L’information est une arme essentielle dans les crises avec des approches très différentes entre les démocraties et les régimes autoritaires. Ceux-ci instrumentalisent l’information à des fins de désinformation. À l’inverse, les démocraties peuvent se renforcer et contrer la menace en demeurant ouvertes.
Les essaims cognitifs, arme informationnelle des démocraties
Cognitive Swarming—an Information Weapon for Democracies
Information is an essential weapon in crisis situations, though democracies and authoritarian regimes have very different approaches to it. Authoritarian regimes adopt it to spread disinformation, whereas democracies can use it to strengthen their position and counter the threat by remaining open societies.
Épisode paroxysmique de la confrontation entre la Russie et les démocraties, la guerre en Ukraine se déchaîne également sur le plan informationnel. Moscou recourt sans complexe à la censure, à la diffusion de fake news ou à la désinformation pour resserrer les rangs à l’intérieur et fragiliser la volonté de ses adversaires. Mais les démocraties, elles, ont un atout : l’information libre qui favorise la constitution d’essaims cognitifs.

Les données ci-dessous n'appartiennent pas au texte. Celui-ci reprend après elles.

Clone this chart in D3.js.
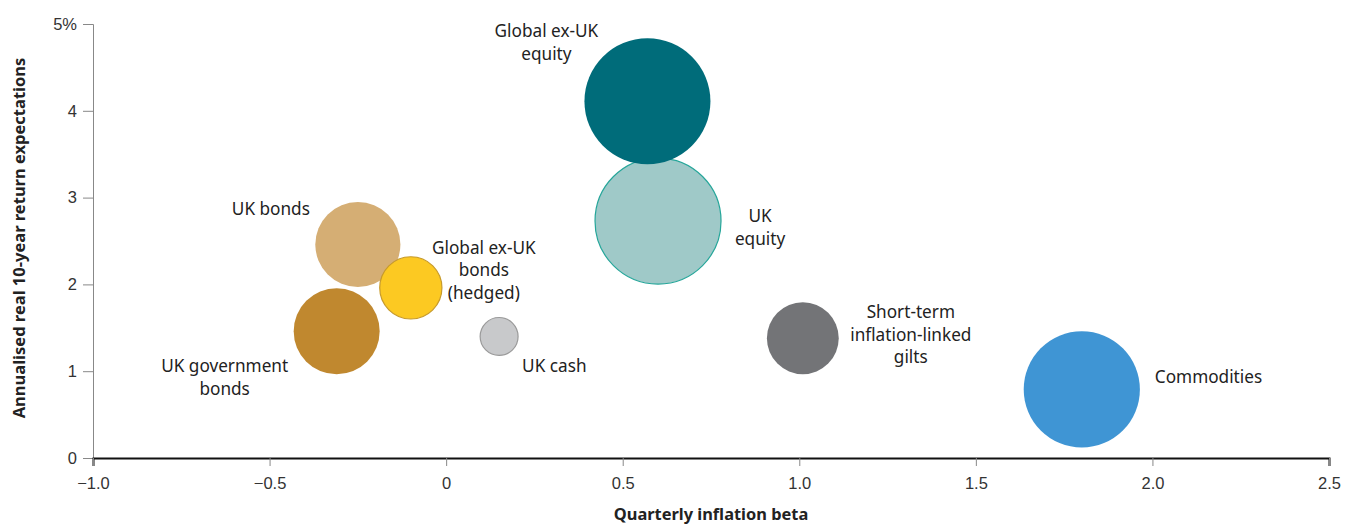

Les opinions publiques constituant dorénavant un des centres de gravité des forces en présence, les confrontations impliquent ce que les Britanniques ont conceptualisé comme a whole-of-society approach. La guerre n’oppose plus forcément ou uniquement les armées, mais les sociétés dans leur ensemble. La guerre par le milieu social (GMS) contemporaine ne vise pas la destruction de l’adversaire, mais sa dislocation en manipulant ses systèmes de représentation. Les protagonistes cherchent notamment à dégrader les moyens de communication adverses, à cibler les groupes ou les individus clefs les plus influents, à concevoir et amplifier des messages destinés à bouleverser les perceptions.
Les régimes autoritaires, comme celui de Vladimir Poutine, créent leurs éléments de langage de façon pyramidale. Ils n’hésitent pas à utiliser une large gamme d’outils allant de la censure à la propagande en passant par l’intoxication. Ils diffusent artificiellement leurs fake news par le biais de « brigades de trolls » ou de « fermes à tweet ». Ainsi cherchent-ils à saturer l’espace cognitif. Ils misent sur les effets de la loi de Brandolini qui veut qu’il faille une dépense d’énergie bien supérieure pour réfuter des idioties à celle nécessaire pour les énoncer. À défaut de convaincre l’opinion de leurs compétiteurs, ils peuvent chercher à la paralyser. En créant un brouillard cognitif d’où la vérité peine à émerger, ils favorisent le relativisme. Une opinion qui craint d’être manipulée est moins prompte à prendre parti. Ainsi les opérateurs de guerre informationnels russes cherchent-ils, a minima, à susciter le doute pour miner le consensus interne des démocraties.